• _Task requirements_: Faithfully return all lines, omitting every embedded picture.
## BEGIN
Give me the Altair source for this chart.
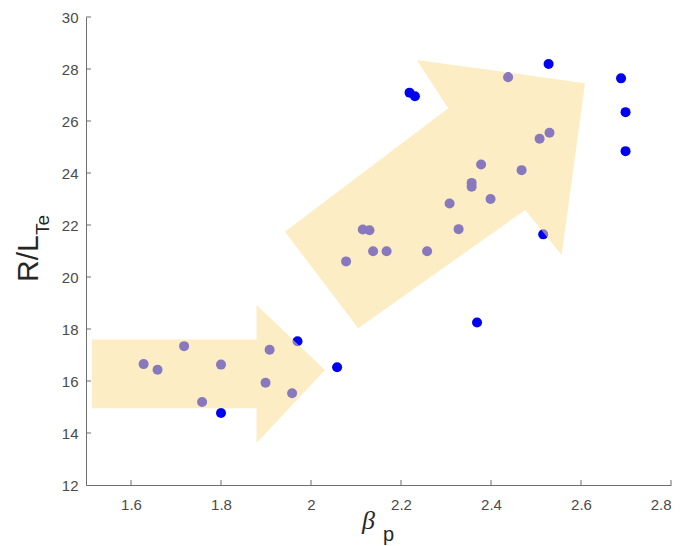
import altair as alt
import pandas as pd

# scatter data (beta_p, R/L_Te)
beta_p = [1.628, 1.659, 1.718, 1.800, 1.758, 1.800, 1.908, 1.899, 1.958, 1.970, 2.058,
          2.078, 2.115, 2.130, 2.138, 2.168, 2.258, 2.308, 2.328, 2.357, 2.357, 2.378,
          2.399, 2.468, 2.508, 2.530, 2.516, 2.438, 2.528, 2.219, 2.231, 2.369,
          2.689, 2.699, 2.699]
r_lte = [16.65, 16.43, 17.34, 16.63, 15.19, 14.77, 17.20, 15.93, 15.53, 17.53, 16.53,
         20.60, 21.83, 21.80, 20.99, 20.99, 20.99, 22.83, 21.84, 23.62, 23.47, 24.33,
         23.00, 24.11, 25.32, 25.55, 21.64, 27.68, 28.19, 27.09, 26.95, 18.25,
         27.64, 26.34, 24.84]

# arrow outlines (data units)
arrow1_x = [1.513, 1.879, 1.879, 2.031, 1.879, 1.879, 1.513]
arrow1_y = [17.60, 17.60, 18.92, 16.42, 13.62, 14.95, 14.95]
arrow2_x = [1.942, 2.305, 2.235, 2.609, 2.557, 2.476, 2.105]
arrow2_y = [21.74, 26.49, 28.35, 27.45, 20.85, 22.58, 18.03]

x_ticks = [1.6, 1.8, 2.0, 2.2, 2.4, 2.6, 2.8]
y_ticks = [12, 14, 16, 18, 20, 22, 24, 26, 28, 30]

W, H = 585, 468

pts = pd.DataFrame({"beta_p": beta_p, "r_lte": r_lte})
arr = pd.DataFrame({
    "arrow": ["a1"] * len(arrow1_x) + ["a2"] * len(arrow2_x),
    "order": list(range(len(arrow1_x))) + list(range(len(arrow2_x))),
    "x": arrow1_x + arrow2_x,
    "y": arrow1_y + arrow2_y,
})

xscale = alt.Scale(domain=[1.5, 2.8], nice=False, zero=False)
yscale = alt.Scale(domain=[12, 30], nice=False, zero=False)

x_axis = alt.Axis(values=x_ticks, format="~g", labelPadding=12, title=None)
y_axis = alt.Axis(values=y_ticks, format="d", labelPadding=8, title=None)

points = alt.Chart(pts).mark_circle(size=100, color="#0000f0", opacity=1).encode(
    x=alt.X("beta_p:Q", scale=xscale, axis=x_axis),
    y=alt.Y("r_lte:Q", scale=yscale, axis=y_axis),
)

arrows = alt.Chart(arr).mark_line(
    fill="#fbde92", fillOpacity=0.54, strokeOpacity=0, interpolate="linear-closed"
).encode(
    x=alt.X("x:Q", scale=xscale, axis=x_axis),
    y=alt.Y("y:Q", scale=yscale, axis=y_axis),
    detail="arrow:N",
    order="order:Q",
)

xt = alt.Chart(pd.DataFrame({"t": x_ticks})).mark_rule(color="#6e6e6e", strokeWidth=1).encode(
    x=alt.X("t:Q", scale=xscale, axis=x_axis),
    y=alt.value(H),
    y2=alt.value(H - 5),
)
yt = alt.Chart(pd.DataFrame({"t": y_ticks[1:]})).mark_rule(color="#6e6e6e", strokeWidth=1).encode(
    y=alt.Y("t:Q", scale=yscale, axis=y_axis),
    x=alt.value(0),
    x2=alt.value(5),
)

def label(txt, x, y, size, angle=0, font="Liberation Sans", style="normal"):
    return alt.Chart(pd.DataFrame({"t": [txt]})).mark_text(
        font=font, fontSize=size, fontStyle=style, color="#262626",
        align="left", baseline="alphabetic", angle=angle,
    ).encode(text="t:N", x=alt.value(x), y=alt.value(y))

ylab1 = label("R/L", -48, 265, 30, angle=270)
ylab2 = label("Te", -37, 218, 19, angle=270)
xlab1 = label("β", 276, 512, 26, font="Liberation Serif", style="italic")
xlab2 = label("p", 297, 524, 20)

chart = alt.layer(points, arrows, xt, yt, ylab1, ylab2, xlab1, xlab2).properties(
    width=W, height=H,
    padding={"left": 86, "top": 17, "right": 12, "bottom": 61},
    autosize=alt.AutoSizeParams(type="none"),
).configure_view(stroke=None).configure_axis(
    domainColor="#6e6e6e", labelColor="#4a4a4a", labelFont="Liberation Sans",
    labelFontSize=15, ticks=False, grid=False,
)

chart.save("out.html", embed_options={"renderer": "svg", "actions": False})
## END
• _Solution_:
Give me the Altair source for this chart.
import altair as alt
import pandas as pd

# scatter data (beta_p, R/L_Te)
beta_p = [1.628, 1.659, 1.718, 1.800, 1.758, 1.800, 1.908, 1.899, 1.958, 1.970, 2.058,
          2.078, 2.115, 2.130, 2.138, 2.168, 2.258, 2.308, 2.328, 2.357, 2.357, 2.378,
          2.399, 2.468, 2.508, 2.530, 2.516, 2.438, 2.528, 2.219, 2.231, 2.369,
          2.689, 2.699, 2.699]
r_lte = [16.65, 16.43, 17.34, 16.63, 15.19, 14.77, 17.20, 15.93, 15.53, 17.53, 16.53,
         20.60, 21.83, 21.80, 20.99, 20.99, 20.99, 22.83, 21.84, 23.62, 23.47, 24.33,
         23.00, 24.11, 25.32, 25.55, 21.64, 27.68, 28.19, 27.09, 26.95, 18.25,
         27.64, 26.34, 24.84]

# arrow outlines (data units)
arrow1_x = [1.513, 1.879, 1.879, 2.031, 1.879, 1.879, 1.513]
arrow1_y = [17.60, 17.60, 18.92, 16.42, 13.62, 14.95, 14.95]
arrow2_x = [1.942, 2.305, 2.235, 2.609, 2.557, 2.476, 2.105]
arrow2_y = [21.74, 26.49, 28.35, 27.45, 20.85, 22.58, 18.03]

x_ticks = [1.6, 1.8, 2.0, 2.2, 2.4, 2.6, 2.8]
y_ticks = [12, 14, 16, 18, 20, 22, 24, 26, 28, 30]

W, H = 585, 468

pts = pd.DataFrame({"beta_p": beta_p, "r_lte": r_lte})
arr = pd.DataFrame({
    "arrow": ["a1"] * len(arrow1_x) + ["a2"] * len(arrow2_x),
    "order": list(range(len(arrow1_x))) + list(range(len(arrow2_x))),
    "x": arrow1_x + arrow2_x,
    "y": arrow1_y + arrow2_y,
})

xscale = alt.Scale(domain=[1.5, 2.8], nice=False, zero=False)
yscale = alt.Scale(domain=[12, 30], nice=False, zero=False)

x_axis = alt.Axis(values=x_ticks, format="~g", labelPadding=12, title=None)
y_axis = alt.Axis(values=y_ticks, format="d", labelPadding=8, title=None)

points = alt.Chart(pts).mark_circle(size=100, color="#0000f0", opacity=1).encode(
    x=alt.X("beta_p:Q", scale=xscale, axis=x_axis),
    y=alt.Y("r_lte:Q", scale=yscale, axis=y_axis),
)

arrows = alt.Chart(arr).mark_line(
    fill="#fbde92", fillOpacity=0.54, strokeOpacity=0, interpolate="linear-closed"
).encode(
    x=alt.X("x:Q", scale=xscale, axis=x_axis),
    y=alt.Y("y:Q", scale=yscale, axis=y_axis),
    detail="arrow:N",
    order="order:Q",
)

xt = alt.Chart(pd.DataFrame({"t": x_ticks})).mark_rule(color="#6e6e6e", strokeWidth=1).encode(
    x=alt.X("t:Q", scale=xscale, axis=x_axis),
    y=alt.value(H),
    y2=alt.value(H - 5),
)
yt = alt.Chart(pd.DataFrame({"t": y_ticks[1:]})).mark_rule(color="#6e6e6e", strokeWidth=1).encode(
    y=alt.Y("t:Q", scale=yscale, axis=y_axis),
    x=alt.value(0),
    x2=alt.value(5),
)

def label(txt, x, y, size, angle=0, font="Liberation Sans", style="normal"):
    return alt.Chart(pd.DataFrame({"t": [txt]})).mark_text(
        font=font, fontSize=size, fontStyle=style, color="#262626",
        align="left", baseline="alphabetic", angle=angle,
    ).encode(text="t:N", x=alt.value(x), y=alt.value(y))

ylab1 = label("R/L", -48, 265, 30, angle=270)
ylab2 = label("Te", -37, 218, 19, angle=270)
xlab1 = label("β", 276, 512, 26, font="Liberation Serif", style="italic")
xlab2 = label("p", 297, 524, 20)

chart = alt.layer(points, arrows, xt, yt, ylab1, ylab2, xlab1, xlab2).properties(
    width=W, height=H,
    padding={"left": 86, "top": 17, "right": 12, "bottom": 61},
    autosize=alt.AutoSizeParams(type="none"),
).configure_view(stroke=None).configure_axis(
    domainColor="#6e6e6e", labelColor="#4a4a4a", labelFont="Liberation Sans",
    labelFontSize=15, ticks=False, grid=False,
)

chart.save("out.html", embed_options={"renderer": "svg", "actions": False})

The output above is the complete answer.